When an airplane flies, it pushes the air molecules in front of it creating a compression wave. As the airplane travels faster, the air molecules are pushed together further and further forming more densely packed compression waves. In the early days of modern aviation, planes approaching the speed of sound were battered by these compression waves bad enough that they could be torn apart. This led to the notion that there was a “sound barrier” that prevented flight at speeds faster than sound. Although these problems were eventually overcome with better airplane design (which allows some planes nowadays to fly at several times the speed of sound), the name “sound barrier” stuck. Thus when an object accelerates past the speed of sound, many people refer to it as breaking the sound barrier.
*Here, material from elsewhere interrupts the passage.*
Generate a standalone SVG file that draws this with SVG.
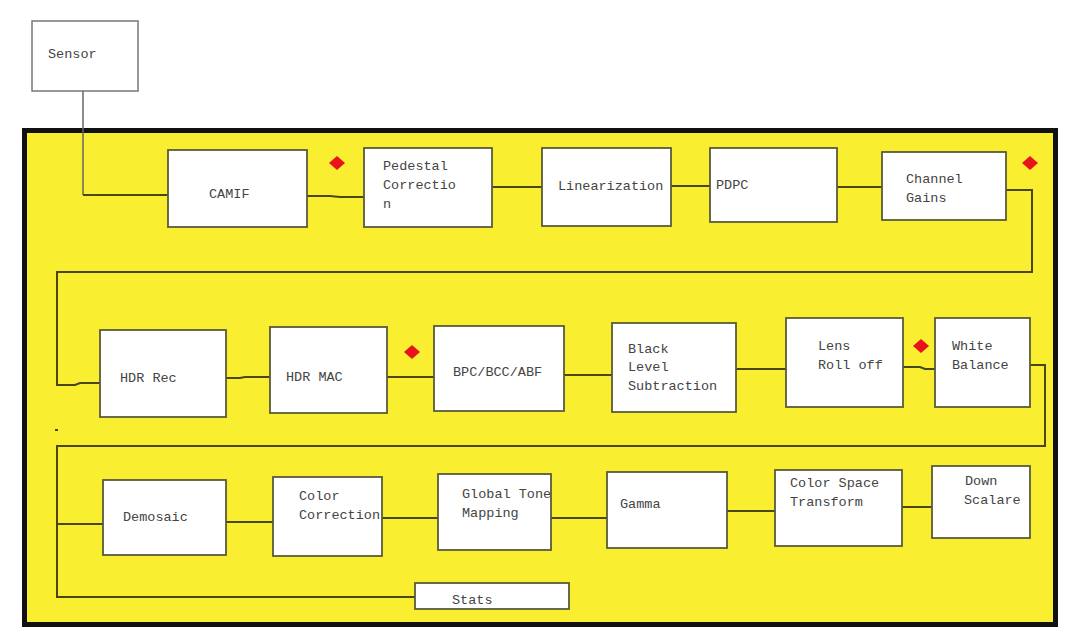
<svg xmlns="http://www.w3.org/2000/svg" xmlns:xlink="http://www.w3.org/1999/xlink" width="1080" height="643" viewBox="0 0 1080 643">
<style>
.box{fill:#fff;stroke:#5a5a3a;stroke-width:1.8}
.sbox{fill:#fff;stroke:#777;stroke-width:1.5}
.t{font-family:"Liberation Mono","DejaVu Sans Mono",monospace;font-size:13.5px;fill:#444}
.c{fill:none;stroke:#4a4710;stroke-width:2}
.cs{fill:none;stroke:#666;stroke-width:1.5}
</style>
<defs>
<polygon id="dia" points="0,-7 8,0 0,7 -8,0" fill="#e8141c"/>
</defs>
<rect width="1080" height="643" fill="#fff"/>
<rect id="frame" x="24.5" y="130.5" width="1031" height="494" fill="#f9ee2f" stroke="#111" stroke-width="5"/>
<g id="connectors">
<path class="cs" d="M83,91 V195"/>
<path class="c" d="M83,195 H168"/>
<path class="c" d="M307,196 H330 L340,197 H364"/>
<path class="c" d="M492,187 H542"/>
<path class="c" d="M671,186 H710"/>
<path class="c" d="M837,187 H882"/>
<path class="c" d="M1006,190 H1032 V272 H57 V385 H75 L80,383 H100"/>
<path class="c" d="M226,378 H240 L245,377 H270"/>
<path class="c" d="M387,377 H434"/>
<path class="c" d="M564,375 H612"/>
<path class="c" d="M736,369 H786"/>
<path class="c" d="M903,367 H920 L925,369 H935"/>
<path class="c" d="M1030,365 H1045 V446 H57 V597 H415"/>
<path class="c" d="M55,430 H58"/>
<path class="c" d="M57,524 H103"/>
<path class="c" d="M226,522 H273"/>
<path class="c" d="M382,518 H438"/>
<path class="c" d="M551,518 H607"/>
<path class="c" d="M727,511 H775"/>
<path class="c" d="M902,507 H932"/>
</g>
<g id="markers">
<use xlink:href="#dia" x="337" y="163"/>
<use xlink:href="#dia" x="1030" y="163"/>
<use xlink:href="#dia" x="412" y="352"/>
<use xlink:href="#dia" x="921" y="346"/>
</g>
<g id="sensor"><rect class="sbox" x="32" y="21" width="106" height="70"/><text class="t" x="48" y="58">Sensor</text></g>
<g id="camif"><rect class="box" x="168" y="150" width="139" height="77"/><text class="t" x="209" y="198">CAMIF</text></g>
<g id="pedestal"><rect class="box" x="364" y="148" width="128" height="79"/><text class="t" x="383" y="170">Pedestal</text><text class="t" x="383" y="189">Correctio</text><text class="t" x="383" y="208">n</text></g>
<g id="linearization"><rect class="box" x="542" y="148" width="129" height="78"/><text class="t" x="558" y="190">Linearization</text></g>
<g id="pdpc"><rect class="box" x="710" y="148" width="127" height="74"/><text class="t" x="716" y="189">PDPC</text></g>
<g id="channel-gains"><rect class="box" x="882" y="152" width="124" height="68"/><text class="t" x="906" y="183">Channel</text><text class="t" x="906" y="202">Gains</text></g>
<g id="hdr-rec"><rect class="box" x="100" y="330" width="126" height="87"/><text class="t" x="120" y="382">HDR Rec</text></g>
<g id="hdr-mac"><rect class="box" x="270" y="327" width="117" height="86"/><text class="t" x="286" y="381">HDR MAC</text></g>
<g id="bpc"><rect class="box" x="434" y="326" width="130" height="85"/><text class="t" x="453" y="376">BPC/BCC/ABF</text></g>
<g id="black-level"><rect class="box" x="612" y="323" width="124" height="89"/><text class="t" x="628" y="353">Black</text><text class="t" x="628" y="371">Level</text><text class="t" x="628" y="390">Subtraction</text></g>
<g id="lens-rolloff"><rect class="box" x="786" y="318" width="117" height="89"/><text class="t" x="818" y="350">Lens</text><text class="t" x="818" y="369">Roll off</text></g>
<g id="white-balance"><rect class="box" x="935" y="318" width="95" height="89"/><text class="t" x="952" y="350">White</text><text class="t" x="952" y="369">Balance</text></g>
<g id="demosaic"><rect class="box" x="103" y="480" width="123" height="75"/><text class="t" x="123" y="521">Demosaic</text></g>
<g id="color-correction"><rect class="box" x="273" y="477" width="109" height="79"/><text class="t" x="299" y="500">Color</text><text class="t" x="299" y="519">Correction</text></g>
<g id="gtm"><rect class="box" x="438" y="474" width="113" height="76"/><text class="t" x="462" y="498">Global Tone</text><text class="t" x="462" y="517">Mapping</text></g>
<g id="gamma"><rect class="box" x="607" y="472" width="120" height="76"/><text class="t" x="620" y="508">Gamma</text></g>
<g id="cst"><rect class="box" x="775" y="470" width="127" height="76"/><text class="t" x="790" y="487">Color Space</text><text class="t" x="790" y="506">Transform</text></g>
<g id="down-scalare"><rect class="box" x="932" y="466" width="98" height="72"/><text class="t" x="965" y="485">Down</text><text class="t" x="964" y="504">Scalare</text></g>
<g id="stats"><rect class="box" x="415" y="583" width="154" height="26"/><text class="t" x="452" y="604">Stats</text></g>
</svg>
When the airplane hits the speed of sound (770 miles per hour) the compression waves merge with one another and create a shock wave which people on the ground hear as a very loud noise called a sonic boom. But you don’t have to fly a plane to generate a sonic boom. This can be done with a whip. The sound that is produced when a whip cracks is the sonic boom produced when the tip of the whip exceeds for an instant the speed of sound. However, using a whip properly requires some practice. As it turns out you can use a regular towel to generate a sonic boom. Most people do this by wetting the towel, rolling it up, and snapping it like a whip, which again requires some preparation and practice. But you can also do it like I demonstrate in the video. Hold a dry towel close to the edges, and flip it upwards and then downwards very fast with a curved motion. The edge of the towel will break the sound barrier and generate a loud crack (sonic boom). I have included a section in the video slowed down to 240 frames per second to better visualize the acceleration of the edge of the towel and the generation of the sonic boom.
If you try this, please be mindful of safety. Flip the towel above your head away from your eyes (tilt your head down, don’t look at the towel while you are flipping it), and wear some protection in case the edge of the towel comes in contact with your head.